Last time I checked San Francisco spends something like $50,000 per year per homeless person. It's not a lack of funding in some places.

San fransisco is up shit creek because even a cardboard box on the street fetches a $500 a month rent. The best option for them is probably a bus ticket to a much smaller city and a giant donation to that city's homeless funds, but what homeless person is going to take that offer when the other city might have a climate where you get to die from exposure?
Cities with expanded funding for homeless populations are the ones with the issues. When I moved from Phoenix to Seattle in 2009 I was surprised by the level of homelessness there. The major difference: lots of support for urban homeless. I moved back and Phoenix has adopted many of the same concepts, and guess what? The homeless population is exploding here now as well.

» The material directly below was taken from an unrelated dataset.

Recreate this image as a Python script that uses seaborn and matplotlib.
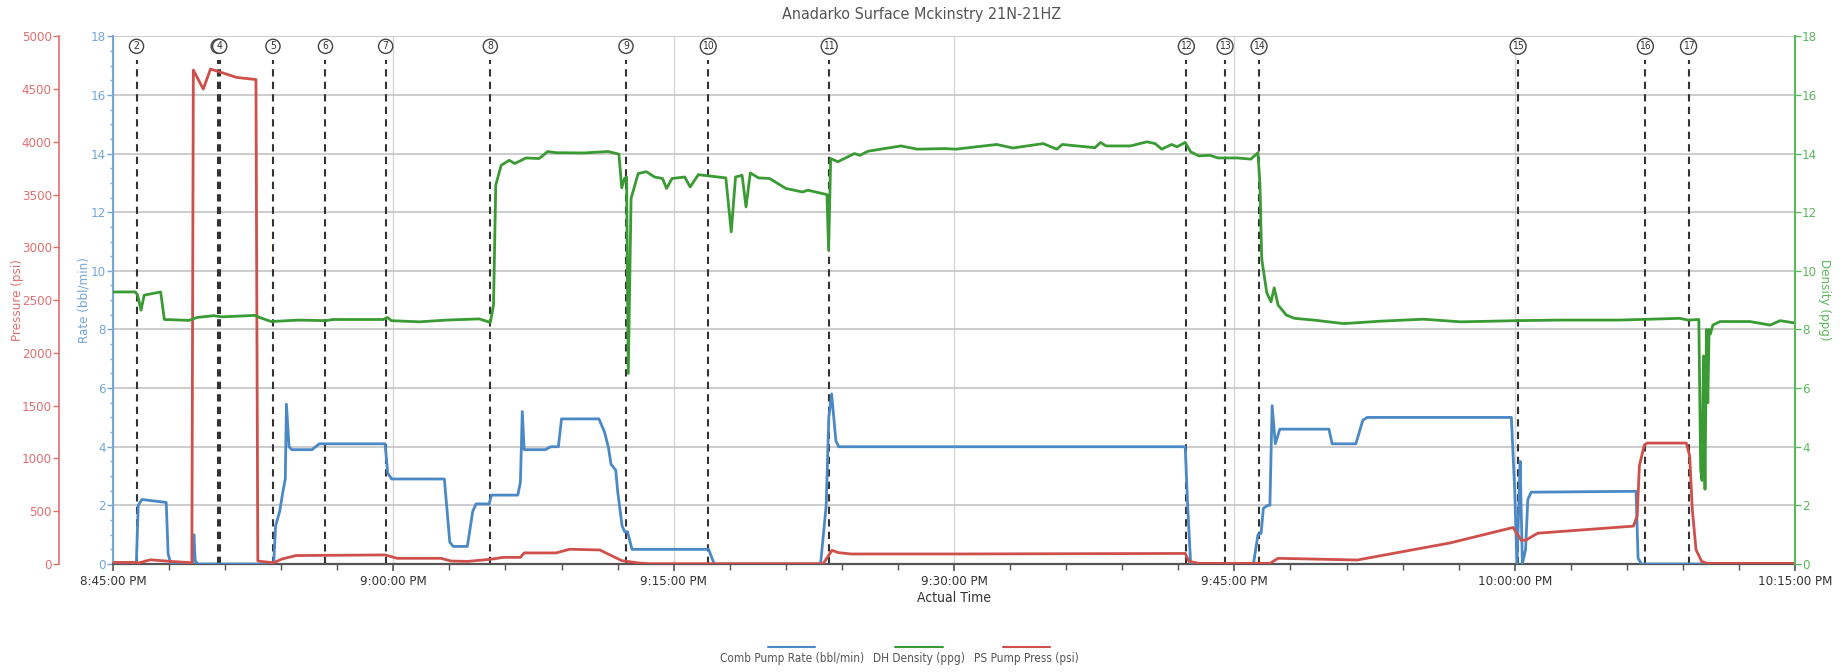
import numpy as np
import pandas as pd
import matplotlib
matplotlib.use("Agg")
import matplotlib.pyplot as plt
import seaborn as sns
from matplotlib.ticker import MultipleLocator, FuncFormatter
from matplotlib.offsetbox import VPacker
from matplotlib.lines import Line2D

# ---------------- data (minutes after 8:45:00 PM) ----------------
rate_t = [0, 1.25, 1.35, 1.55, 2.85, 2.95, 3.1, 4.25, 4.33, 4.4, 4.55, 8.6, 8.7, 8.92, 9.1, 9.22,
          9.28, 9.42, 9.57, 10.65, 11.04, 14.56, 14.7, 14.91, 17.73, 18.02, 18.2, 18.96, 19.25,
          19.43, 20.13, 20.25, 21.66, 21.8, 21.9, 22.0, 23.13, 23.42, 23.83, 24.0, 24.25, 26.0,
          26.3, 26.5, 26.65, 26.9, 27.0, 27.24, 27.38, 27.53, 27.77, 31.87, 32.17, 37.86, 38.16,
          38.3, 38.45, 38.68, 38.83, 57.37, 57.5, 57.66, 61.02, 61.26, 61.43, 61.55, 61.78, 61.9,
          62.02, 62.19, 62.43, 65.06, 65.23, 66.5, 66.87, 67.1, 74.82, 75.0, 75.12, 75.22, 75.29,
          75.41, 75.58, 75.7, 75.88, 81.49, 81.6, 81.78, 90]
rate_v = [0, 0, 2.0, 2.2, 2.1, 0.35, 0, 0, 1.0, 0.1, 0, 0, 1.3, 1.8, 2.5, 2.9,
          5.45, 4.0, 3.9, 3.9, 4.1, 4.1, 3.1, 2.9, 2.9, 0.75, 0.6, 0.6, 1.8,
          2.05, 2.05, 2.35, 2.35, 2.8, 5.2, 3.9, 3.9, 4.0, 4.0, 4.95, 4.95, 4.95,
          4.5, 4.0, 3.4, 3.2, 2.5, 1.3, 1.1, 1.1, 0.5, 0.5, 0, 0, 2.0,
          5.0, 5.8, 4.2, 4.0, 4.0, 2.0, 0, 0, 1.0, 1.05, 1.9, 2.0, 2.0,
          5.4, 4.1, 4.6, 4.6, 4.1, 4.1, 4.9, 5.0, 5.0, 2.5, 0, 2.0, 3.5,
          0, 0.5, 2.2, 2.45, 2.48, 0.2, 0, 0]

press_t = [0, 1.14, 1.38, 2.0, 3.05, 4.22, 4.3, 4.83, 5.22, 6.62, 7.65, 7.75, 7.88, 8.6, 9.05,
           9.8, 11.1, 14.56, 15.2, 17.55, 18.1, 19.0, 20.2, 20.9, 21.8, 22.0, 23.7, 24.44, 26.05,
           27.22, 28.1, 28.7, 38.0, 38.47, 38.8, 39.5, 45, 57.37, 57.57, 58.1, 61.9, 62.34, 66.58,
           71.55, 74.91, 75.35, 75.58, 76.23, 81.35, 81.55, 81.67, 81.93, 82.08, 84.18, 84.36,
           84.5, 84.7, 85.0, 85.3, 90]
press_v = [15, 15, 10, 40, 25, 12, 4680, 4500, 4690, 4610, 4590, 30, 25, 12, 48,
           80, 82, 86, 54, 54, 28, 25, 45, 63, 63, 105, 105, 140, 133,
           32, 10, 3, 3, 130, 108, 95, 95, 100, 25, 6, 6, 54, 38,
           200, 346, 225, 225, 292, 359, 454, 930, 1127, 1146, 1146, 1025,
           517, 136, 25, 6, 6]

dens_t = [0, 1.2, 1.32, 1.5, 1.67, 2.55, 2.75, 4.07, 4.5, 5.39, 5.83, 7.59, 7.88, 8.47, 9.93,
          11.4, 11.75, 14.47, 14.68, 14.9, 16.38, 17.84, 19.6, 20.19, 20.36, 20.48, 20.77, 21.2,
          21.5, 22.1, 22.8, 23.26, 23.7, 25.17, 26.49, 27.07, 27.22, 27.37, 27.48, 27.57, 27.72,
          28.1, 28.54, 28.98, 29.4, 29.62, 29.91, 30.59, 30.88, 31.32, 32.79, 33.08, 33.31, 33.66,
          33.87, 34.1, 34.54, 35.13, 36.0, 36.89, 37.18, 38.2, 38.29, 38.4, 38.78, 39.67, 39.96,
          40.4, 42.16, 43.04, 44.5, 45.1, 47.28, 48.15, 49.77, 50.5, 50.79, 52.54, 52.84, 53.13,
          54.44, 55.32, 55.76, 56.11, 56.64, 56.93, 57.37, 57.66, 58.1, 58.68, 59.12, 60.15,
          60.88, 61.26, 61.37, 61.46, 61.73, 61.96, 62.13, 62.34, 62.78, 63.22, 64.24, 65.85,
          67.75, 70.09, 72.13, 75.06, 77.4, 80.61, 83.83, 84.27, 84.85, 84.95, 85.02, 85.1,
          85.18, 85.26, 85.33, 85.4, 85.47, 85.6, 85.99, 87.59, 88.66, 89.2, 90]
dens_v = [9.28, 9.28, 9.17, 8.66, 9.17, 9.28, 8.34, 8.31, 8.41, 8.47, 8.43, 8.48, 8.4, 8.27, 8.32,
          8.3, 8.34, 8.34, 8.41, 8.3, 8.26, 8.32, 8.36, 8.24, 8.83, 12.92, 13.6, 13.77,
          13.66, 13.85, 13.83, 14.07, 14.03, 14.02, 14.07, 13.98, 12.83, 13.15, 13.2, 6.5, 12.47,
          13.32, 13.38, 13.2, 13.15, 12.81, 13.15, 13.2, 12.86, 13.28, 13.17, 11.33, 13.2, 13.26,
          12.18, 13.34, 13.17, 13.15, 12.81, 12.69, 12.75, 12.6, 10.7, 13.83, 13.72, 14.0, 13.94,
          14.08, 14.26, 14.15, 14.17, 14.15, 14.31, 14.19, 14.34, 14.15, 14.31, 14.2, 14.38, 14.26,
          14.26, 14.4, 14.34, 14.15, 14.31, 14.23, 14.38, 14.06, 13.92, 13.94, 13.85, 13.85,
          13.81, 14.03, 12.92, 10.42, 9.26, 8.94, 9.42, 8.83, 8.49, 8.38, 8.32, 8.2,
          8.28, 8.35, 8.26, 8.3, 8.32, 8.32, 8.38, 8.32, 8.34, 3.2, 2.85, 7.1,
          2.55, 8.0, 5.5, 8.0, 7.85, 8.15, 8.27, 8.27, 8.15, 8.3, 8.22]

event_labels = ["2", "3", "4", "5", "6", "7", "8", "9", "10", "11", "12", "13", "14", "15", "16", "17"]
event_times = [1.26, 5.63, 5.71, 8.56, 11.37, 14.59, 20.19, 27.45, 31.85, 38.32,
               57.43, 59.5, 61.32, 75.18, 81.99, 84.3]

series_names = ["Comb Pump Rate (bbl/min)", "DH Density (ppg)", "PS Pump Press (psi)"]
title = "Anadarko Surface Mckinstry 21N-21HZ"

# ---------------- style ----------------
BLUE = "#4a89c6"
GREEN = "#3a9b34"
RED = "#cf4f4a"
BLUE_T = "#74a6d8"
GREEN_T = "#5cb85c"
RED_T = "#e07070"

sns.set_theme(style="white")
plt.rcParams["font.family"] = ["DejaVu Sans"]
plt.rcParams["font.stretch"] = "condensed"

fig = plt.figure(figsize=(18.43, 6.72), dpi=100)
ax = fig.add_axes([0.0613, 0.1607, 0.9127, 0.7853])
ax_p = ax.twinx()
ax_d = ax.twinx()

rate_df = pd.DataFrame({"t": rate_t, "v": rate_v})
press_df = pd.DataFrame({"t": press_t, "v": press_v})
dens_df = pd.DataFrame({"t": dens_t, "v": dens_v})

# event markers
ax.vlines(event_times, 0, 0.955, transform=ax.get_xaxis_transform(),
          colors="#333333", linewidth=1.5, linestyles=(0, (3.5, 2.5)), zorder=1)
for lab, t in zip(event_labels, event_times):
    ax.text(t, 0.981, lab, transform=ax.get_xaxis_transform(), ha="center", va="center",
            fontsize=7.5, color="#333333", zorder=5,
            bbox=dict(boxstyle="circle,pad=0.2", fc="white", ec="#444444", lw=1))

sns.lineplot(data=rate_df, x="t", y="v", ax=ax, color=BLUE, linewidth=2,
             estimator=None, sort=False, legend=False, zorder=3)
sns.lineplot(data=press_df, x="t", y="v", ax=ax_p, color=RED, linewidth=2,
             estimator=None, sort=False, legend=False)
sns.lineplot(data=dens_df, x="t", y="v", ax=ax_d, color=GREEN, linewidth=2,
             estimator=None, sort=False, legend=False)

ax.set_xlim(0, 90)
ax.set_ylim(0, 18)
ax_d.set_ylim(0, 18)
ax_p.set_ylim(0, 5000)

# x axis
def time_fmt(m, pos):
    total = int(round((20 * 60 + 45 + m) * 60))
    h = (total // 3600) % 24
    mi = (total // 60) % 60
    s = total % 60
    suf = "PM" if h >= 12 else "AM"
    h12 = h % 12 or 12
    return f"{h12}:{mi:02d}:{s:02d} {suf}"

ax.xaxis.set_major_locator(MultipleLocator(15))
ax.xaxis.set_minor_locator(MultipleLocator(3))
ax.xaxis.set_major_formatter(FuncFormatter(time_fmt))
ax.tick_params(axis="x", which="major", length=5, width=1.2, color="#555555",
               labelcolor="#333333", labelsize=9.5, pad=3, bottom=True)
ax.tick_params(axis="x", which="minor", length=4, width=1, color="#555555", bottom=True)
ax.set_xlabel("Actual Time", fontsize=10, color="#333333", labelpad=2)

# rate axis (left)
ax.yaxis.set_major_locator(MultipleLocator(2))
ax.yaxis.set_minor_locator(MultipleLocator(0.5))
ax.tick_params(axis="y", which="major", length=4, width=1, color=BLUE_T,
               labelcolor=BLUE_T, labelsize=9.5, pad=1, left=True)
ax.tick_params(axis="y", which="minor", length=2.5, width=1, color=BLUE_T, left=True)
ax.set_ylabel("Rate (bbl/min)", color=BLUE_T, fontsize=9.5)
ax.yaxis.set_label_coords(-0.0135, 0.5)

# pressure axis (outer left)
ax_p.yaxis.tick_left()
ax_p.yaxis.set_label_position("left")
ax_p.spines["left"].set_position(("outward", 39))
ax_p.yaxis.set_major_locator(MultipleLocator(500))
ax_p.tick_params(axis="y", length=4, width=1, color=RED_T, labelcolor=RED_T,
                 labelsize=9.5, pad=1, left=True, right=False)
ax_p.set_ylabel("Pressure (psi)", color=RED_T, fontsize=9.5)
ax_p.yaxis.set_label_coords(-0.053, 0.5)

# density axis (right)
ax_d.yaxis.set_major_locator(MultipleLocator(2))
ax_d.tick_params(axis="y", length=4, width=1, color=GREEN_T, labelcolor=GREEN_T,
                 labelsize=9.5, pad=1, right=True, left=False)
ax_d.set_ylabel("Density (ppg)", color=GREEN_T, fontsize=9.5, rotation=270, va="bottom")
ax_d.yaxis.set_label_coords(1.0135, 0.5)

# spines
for a in (ax, ax_p, ax_d):
    for s in a.spines.values():
        s.set_visible(False)
ax.spines["bottom"].set_visible(True)
ax.spines["bottom"].set_color("#555555")
ax.spines["bottom"].set_linewidth(1.6)
ax.spines["left"].set_visible(True)
ax.spines["left"].set_color(BLUE_T)
ax.spines["left"].set_linewidth(1.5)
ax_p.spines["left"].set_visible(True)
ax_p.spines["left"].set_color(RED_T)
ax_p.spines["left"].set_linewidth(1.2)
ax_d.spines["right"].set_visible(True)
ax_d.spines["right"].set_color(GREEN_T)
ax_d.spines["right"].set_linewidth(1.5)

# grid
ax.set_axisbelow(True)
ax.yaxis.grid(True, which="major", color="#c4c4c4", linewidth=1.2)
ax.xaxis.grid(True, which="major", color="#d6d6d6", linewidth=1)
ax_p.grid(False)
ax_d.grid(False)

# title
fig.text(0.5, 0.978, title, ha="center", va="center", fontsize=11.5, color="#555555")

# legend (line above label)
handles = [Line2D([], [], color=BLUE, lw=1.5), Line2D([], [], color=GREEN, lw=1.5),
           Line2D([], [], color=RED, lw=1.5)]
leg = fig.legend(handles, series_names, loc="center", bbox_to_anchor=(0.488, 0.027),
                 ncol=3, frameon=False, handlelength=4, columnspacing=0.8,
                 fontsize=8.5, labelcolor="#555555")
try:
    for col in leg._legend_handle_box.get_children():
        for item in col.get_children():
            item.__class__ = VPacker
            item.align = "center"
            item.sep = 1
except Exception:
    pass

fig.savefig("out.png", dpi=100)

I’m all for affordable housing and work programs and other things that allow those who have fallen on hard times ways to help themselves out. I’m also for psychiatric care for those who have mental health issues that won’t be able to help themselves. None of that involves safe spaces for recreational drug use. That only keeps people on their state or drags them down and provides incentive for others to follow (as evidenced by Seattle, Portland, SF, LA, etc.).

There are lots or organizations that will give people a place to stay, especially woman and children. The good ones will also have educational help and employment services as well. None of that needs to include trip sitters, needle exchanges, narcan, or paraphernalia vending machines.